В Томске случилось еще одно важное событие — случайно проходя мимо театрального института, я прочитала объявление о наборе на первый курс. Стою в задумчивости, и вдруг кто-то мне говорит из-за плеча бархатным голосом: «Зачем вам какой-то набор? Вас и так примут такую хорошенькую…» Я была тогда худенькая, беленькая, в веснушках, очень непосредственная. Думаю, что я и привлекла обладателя этого бархатного голоса именно естественностью и прямодушием. Молодого человека звали Георгий Новицкий, он уже работал актером в театре, который приехал в Томск на гастроли. Георгий пригласил меня на свой спектакль. Мы пошли всей ватагой, с подружками. Спектакль мне очень понравился, и Георгий — тоже. А если честно, то я от него потеряла голову настолько, что забрала документы из технического вуза, куда, на радость отцу, уже поступила, сдав невероятно сложный сопромат, — и отнесла их в театральный. Отец долго мне не мог простить этого поступка, считал, что я пошла в проститутки. Так я стала студенткой Ленинградского театрального института (в Томске он находился в эвакуации), а Георгий вскоре — моим первым мужем, лишив меня невинности. Он сделал мне предложение, когда мне было 19 лет, а ему почти тридцать. Любила я его без памяти. Еще бы! Красив до невозможности, весь город за ним бегает, а он выбрал меня…
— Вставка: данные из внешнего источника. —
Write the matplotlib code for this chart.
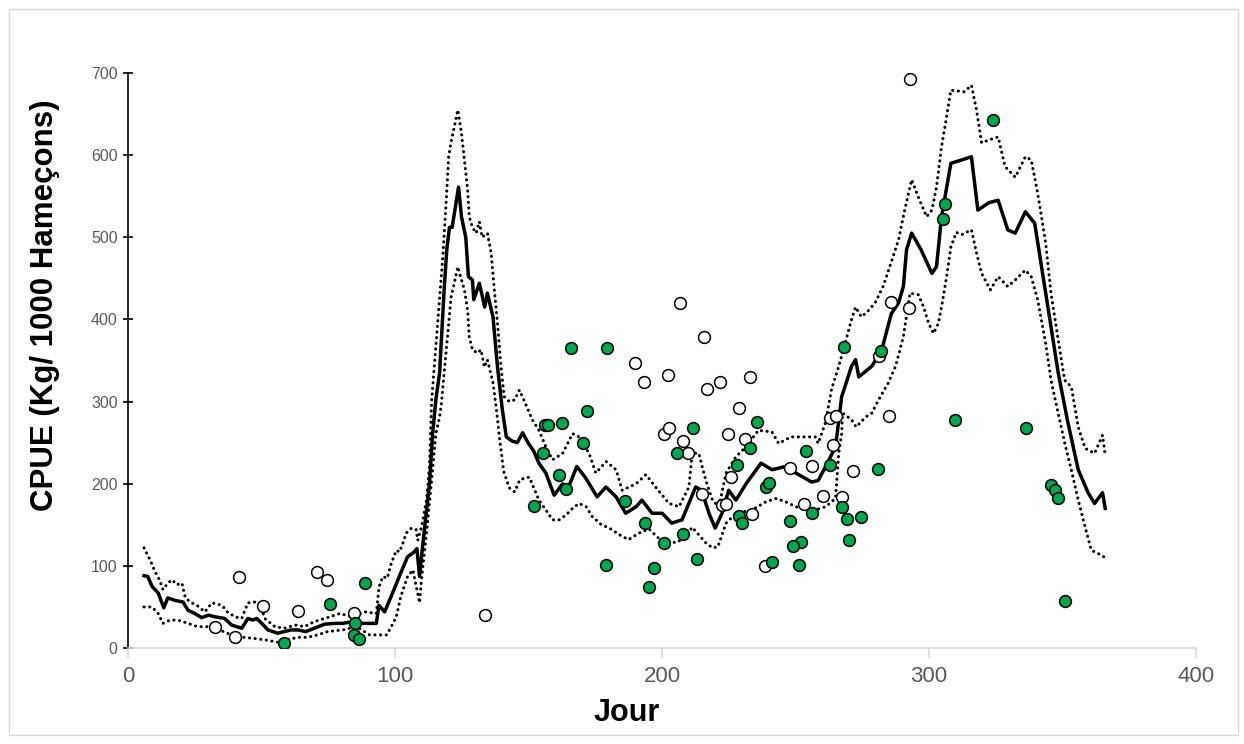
import matplotlib

matplotlib.use("Agg")
import matplotlib.pyplot as plt
from matplotlib.patches import Rectangle

plt.rcParams["font.family"] = ["Liberation Sans", "DejaVu Sans"]

# moving average of CPUE (solid line)
mean_day = [6.0, 7.4, 9.0, 11.3, 13.4, 14.9, 17.6, 20.6, 22.5, 25.0, 27.6, 30.1,
            32.6, 36.2, 38.8, 42.6, 44.9, 46.7, 48.2, 50.1, 52.4, 56.1, 58.5,
            61.1, 63.6, 66.6, 69.7, 73.7, 77.4, 80.4, 83.9, 87.9, 93.0, 94.0,
            96.1, 99.1, 102.1, 104.7, 107.2, 108.2, 109.2, 110.3, 112.9, 114.1,
            115.3, 116.7, 118.4, 119.4, 120.4, 121.4, 123.8, 124.9, 126.5,
            127.5, 129.0, 129.5, 131.6, 133.6, 134.6, 136.7, 138.4, 140.2,
            141.7, 143.8, 145.8, 147.8, 149.8, 151.9, 153.9, 156.5, 159.6,
            162.8, 164.5, 168.1, 171.2, 175.7, 179.0, 182.8, 186.4, 190.3,
            192.5, 196.3, 200.1, 203.6, 207.5, 212.6, 214.8, 217.6, 219.9,
            222.5, 225.0, 227.7, 231.5, 237.1, 241.2, 246.3, 250.1, 256.1,
            258.5, 261.3, 265.0, 267.3, 271.0, 272.5, 273.7, 278.6, 282.3,
            285.9, 288.6, 290.4, 291.6, 293.5, 297.0, 301.1, 302.8, 304.7,
            308.2, 312.2, 315.9, 318.3, 322.4, 325.9, 329.5, 332.3, 336.1,
            339.6, 343.7, 348.4, 351.8, 355.9, 359.6, 362.0, 365.0, 366.0]
mean_cpue = [88, 87, 75, 67, 49, 61, 58, 56, 46, 42, 37, 40, 38, 36, 28, 24, 36,
             34, 36, 30, 22, 18, 20, 22, 22, 20, 24, 29, 30, 30, 32, 30, 30, 52,
             44, 67, 91, 111, 117, 121, 87, 123, 200, 261, 302, 335, 436, 485,
             512, 512, 561, 525, 500, 452, 448, 424, 444, 415, 432, 403, 342,
             290, 257, 252, 250, 262, 250, 240, 225, 213, 186, 200, 192, 221,
             208, 184, 196, 184, 164, 172, 180, 164, 164, 152, 156, 196, 192,
             164, 146, 164, 192, 180, 200, 225, 217, 221, 213, 202, 204, 221,
             245, 306, 343, 351, 330, 343, 363, 407, 420, 440, 485, 505, 485,
             456, 464, 525, 590, 594, 598, 533, 542, 545, 509, 505, 531, 517,
             432, 335, 278, 217, 189, 176, 189, 170]

# upper bound (dotted)
up_day = [6.0, 8.3, 10.1, 11.8, 13.1, 14.9, 16.5, 18.3, 20.2, 21.4, 23.2, 25.8,
          28.8, 31.4, 35.2, 37.2, 40.0, 42.6, 44.9, 47.3, 49.4, 51.2, 55.0, 58.5,
          62.6, 66.1, 69.7, 73.7, 77.4, 79.3, 83.9, 88.9, 93.0, 94.0, 95.4, 97.1,
          98.6, 100.5, 101.7, 103.0, 104.2, 106.2, 107.9, 108.5, 109.9, 111.8,
          112.9, 113.7, 117.9, 119.2, 120.1, 121.0, 122.2, 123.5, 124.9, 126.0,
          127.2, 127.8, 129.0, 130.4, 131.6, 132.6, 134.6, 136.0, 137.2, 138.4,
          139.7, 140.9, 142.8, 144.8, 146.6, 148.8, 151.4, 153.9, 156.5, 159.0,
          162.8, 166.5, 168.9, 172.7, 175.2, 179.1, 182.8, 185.1, 190.3, 194.0,
          197.6, 202.6, 206.4, 210.1, 211.3, 213.8, 216.4, 218.9, 221.3, 224.0,
          227.7, 231.5, 236.1, 241.2, 243.7, 248.3, 253.9, 257.4, 258.5, 261.3,
          263.5, 266.2, 268.6, 271.0, 272.5, 274.7, 277.4, 279.8, 282.8, 285.9,
          288.6, 290.9, 293.5, 296.0, 299.1, 301.1, 302.8, 304.7, 306.2, 308.2,
          313.3, 315.9, 317.8, 319.7, 323.0, 325.9, 328.5, 332.3, 336.1, 338.3,
          340.7, 343.7, 345.7, 348.4, 350.8, 353.3, 355.9, 358.5, 362.0, 365.0,
          366.0]
up_cpue = [122, 107, 93, 83, 71, 79, 83, 77, 79, 62, 56, 52, 44, 55, 52, 44, 38,
           36, 55, 56, 55, 36, 26, 24, 28, 26, 32, 36, 40, 42, 38, 44, 42, 74, 87,
           85, 103, 119, 117, 128, 140, 146, 144, 131, 147, 180, 221, 300, 476,
           545, 598, 616, 634, 655, 627, 594, 558, 525, 512, 505, 519, 500, 505,
           481, 436, 395, 342, 306, 300, 302, 314, 298, 278, 265, 245, 229, 237,
           261, 257, 237, 213, 227, 217, 192, 200, 211, 196, 176, 172, 196, 237,
           237, 204, 180, 172, 213, 233, 245, 265, 263, 249, 257, 257, 257, 249,
           275, 315, 343, 371, 400, 415, 403, 411, 420, 440, 470, 497, 533, 570,
           549, 525, 533, 561, 610, 639, 679, 677, 685, 655, 615, 619, 622, 586,
           573, 598, 594, 554, 493, 432, 375, 326, 318, 269, 243, 237, 259, 235]

# lower bound (dotted)
lo_day = [6.0, 9.0, 11.3, 13.1, 15.7, 18.7, 22.5, 26.0, 29.9, 32.5, 36.2, 40.0,
          43.8, 46.3, 51.2, 56.1, 59.5, 63.6, 67.3, 71.1, 74.7, 80.4, 85.6, 90.5,
          96.9, 98.6, 100.5, 102.1, 104.7, 106.7, 108.2, 109.2, 109.9, 111.8,
          113.6, 115.3, 116.7, 117.4, 118.4, 119.9, 121.0, 122.2, 123.5, 124.9,
          126.0, 127.2, 127.8, 129.0, 130.9, 132.2, 133.5, 134.6, 136.7, 138.0,
          139.1, 140.7, 142.8, 144.8, 146.8, 150.3, 153.9, 156.5, 159.0, 161.5,
          164.1, 166.5, 168.9, 171.6, 173.9, 177.3, 180.3, 184.0, 187.4, 191.5,
          195.1, 198.6, 205.3, 208.7, 211.3, 216.4, 218.9, 220.9, 224.0, 227.7,
          233.7, 238.9, 242.6, 246.3, 250.1, 256.1, 261.3, 265.0, 266.2, 267.3,
          267.6, 271.0, 272.7, 276.2, 278.6, 281.1, 284.8, 287.5, 290.4, 292.9,
          296.0, 298.0, 299.9, 301.7, 303.5, 304.7, 306.6, 308.2, 310.2, 312.2,
          315.9, 317.8, 319.7, 323.0, 325.9, 329.5, 332.3, 336.1, 338.3, 340.7,
          343.7, 345.7, 348.4, 350.8, 353.3, 355.9, 358.5, 360.8, 363.4, 366.0]
lo_cpue = [50, 50, 42, 30, 34, 34, 30, 26, 26, 22, 20, 13, 13, 12, 10, 7, 10, 13,
           13, 16, 20, 22, 26, 16, 16, 26, 38, 62, 87, 95, 71, 55, 83, 140, 200,
           261, 281, 298, 335, 387, 427, 444, 464, 448, 436, 411, 379, 363, 359,
           363, 342, 351, 323, 290, 257, 215, 195, 190, 205, 208, 180, 168, 156,
           156, 162, 170, 176, 172, 160, 150, 146, 138, 132, 140, 145, 134, 128,
           135, 147, 128, 122, 123, 152, 164, 168, 178, 182, 178, 172, 167, 172,
           182, 237, 261, 286, 278, 269, 281, 286, 302, 323, 343, 379, 432, 430,
           415, 395, 383, 395, 415, 452, 488, 506, 503, 509, 481, 456, 436, 452,
           440, 448, 460, 452, 424, 371, 326, 286, 250, 217, 180, 147, 119, 115,
           110]

# observations, filled green
green_day = [58.3, 75.5, 88.6, 85.2, 84.5, 86.4, 165.9, 179.3, 156.2, 157.4,
             162.7, 171.9, 155.5, 170.6, 161.5, 164.1, 151.9, 186.2, 193.5, 200.6,
             207.7, 211.8, 205.7, 179.0, 197.0, 195.1, 213.1, 235.5, 233.1, 228.0,
             238.9, 240.0, 229.0, 230.0, 253.9, 262.8, 256.1, 247.9, 252.0, 249.0,
             241.2, 251.2, 267.3, 269.2, 274.7, 280.8, 268.0, 282.1, 269.9, 305.9,
             305.4, 324.1, 309.9, 336.2, 345.7, 347.3, 348.4, 351.1]
green_cpue = [6, 54, 79, 31, 16, 11, 365, 365, 272, 272, 274, 288, 237, 250, 211,
              193, 173, 179, 152, 128, 139, 268, 237, 101, 97, 74, 108, 275, 243,
              223, 196, 201, 161, 152, 240, 223, 164, 155, 129, 124, 105, 101, 172,
              157, 159, 218, 367, 361, 132, 540, 522, 643, 277, 268, 198, 192, 182,
              57]

# observations, open circles
open_day = [41.5, 32.5, 40.0, 50.4, 63.6, 70.7, 74.4, 84.5, 133.6, 206.7, 215.8,
            190.0, 193.1, 202.2, 216.8, 221.9, 232.9, 229.0, 200.6, 202.6, 207.7,
            209.7, 224.6, 231.0, 214.8, 222.5, 224.0, 226.0, 233.7, 238.5, 247.9,
            256.1, 253.1, 260.2, 262.8, 265.2, 263.9, 267.3, 271.6, 285.2, 281.3,
            285.9, 292.4, 293.0]
open_cpue = [87, 26, 13, 51, 45, 93, 83, 43, 40, 420, 379, 347, 324, 332, 315,
             324, 330, 292, 260, 268, 252, 237, 260, 254, 188, 174, 175, 208, 163,
             100, 219, 221, 175, 185, 280, 282, 247, 184, 216, 283, 355, 421, 414,
             693]

fig = plt.figure(figsize=(12.44, 7.44), dpi=100)
ax = fig.add_axes([0.1029, 0.129, 0.8585, 0.773])

dots = dict(color="black", lw=2.2, ls=(0, (0.05, 1.8)), dash_capstyle="round",
            zorder=2)
ax.plot(up_day, up_cpue, **dots)
ax.plot(lo_day, lo_cpue, **dots)
ax.plot(mean_day, mean_cpue, color="black", lw=2.5, zorder=3)
ax.scatter(open_day, open_cpue, s=72, facecolor="white", edgecolor="black",
           linewidth=1.1, zorder=4)
ax.scatter(green_day, green_cpue, s=72, facecolor="#00A650", edgecolor="black",
           linewidth=1.1, zorder=5)

ax.set_xlim(0, 400)
ax.set_ylim(0, 700)
ax.set_xticks([0, 100, 200, 300, 400])
ax.set_yticks(range(0, 701, 100))

for s in ("top", "right"):
    ax.spines[s].set_visible(False)
ax.spines["left"].set_color("black")
ax.spines["left"].set_linewidth(1.2)
ax.spines["bottom"].set_color("#d9d9d9")
ax.spines["bottom"].set_linewidth(1.2)

ax.tick_params(axis="y", direction="inout", length=7, width=1.2, color="black",
               labelsize=11.5, labelcolor="#595959", pad=4)
ax.tick_params(axis="x", direction="out", length=7, width=1.2, color="#d9d9d9",
               labelsize=16, labelcolor="#595959", pad=6)

fig.text(627 / 1244, 1 - 713 / 744, "Jour", ha="center", va="center",
         fontsize=22, fontweight="bold")
fig.text(45 / 1244, 1 - 305 / 744, "CPUE (Kg/ 1000 Hameçons)", ha="center",
         va="center", rotation=90, fontsize=22.5, fontweight="bold")

fig.patches.append(Rectangle((9 / 1244, 9 / 744), 1229 / 1244, 726 / 744,
                             transform=fig.transFigure, fill=False,
                             edgecolor="#d9d9d9", lw=1.0))

fig.savefig("out.png", dpi=100)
Да, он именно поэтому ее и выбрал, потому что она была НАСТОЯЩАЯ. И, надо сказать, осталась такой навсегда. Много лет спустя, когда уже и Георгия не было на свете, и страна поменялась, одно издательство заказало ей книгу «Американки» — про ее встречи с выдающимися женщинами. Одна такая встреча — с Жаклин Кеннеди, женщиной, с чьим именем связана самая непостижимая трагедия современной Америки, — состоялась в доме министра торговли Питера Питерсена и его жены Салли. Тот день был не совсем обычным — накануне газеты сообщили, что в машине, откуда только что вышла дочь Жаклин — Каролина, — взорвалась бомба. К счастью, девушка не пострадала. Она успела подняться к своим знакомым. За столом в гостиной Питерсенов в тот вечер кроме Жаклин собрались несколько молодых сенаторов, писатель Курт Воннегут, маститые журналисты из «Нью-Йорк тайме», изобретатель новых программ игр на телевидении, только входивших в моду, ну и так далее. Зое выпало сидеть между Жаклин и молодым профессором Колумбийского университета Уэсли Фишером, хорошо говорившим по-русски. Думаю, подобное общество могло смутить кого угодно. И тем не менее, воспользовавшись паузой за столом, Зоя задает Жаклин единственный вопрос, который сегодня ее волнует по-настоящему: «После случившегося с Вашей дочерью, как вы теперь поступите? Наверное, ей небезопасно оставаться в Лондоне?» Впоследствии Фишер заметил, что вряд ли кто-то другой за столом мог отважиться заговорить об этом с Жаклин. На подобный вопрос могла решиться только иностранка. Мне же кажется, что Зоя спросила это только потому, что у нее тоже был ребенок и ей в самом деле было важно узнать, что испытывает мать и как собирается поступить. «Первым мои побуждением, — ответила Жаклин, — было вернуть Каролину. Но я остановила себя. Я не должна передавать ей свой страх. Моя дочь не должна испытывать страха, иначе не выдержит».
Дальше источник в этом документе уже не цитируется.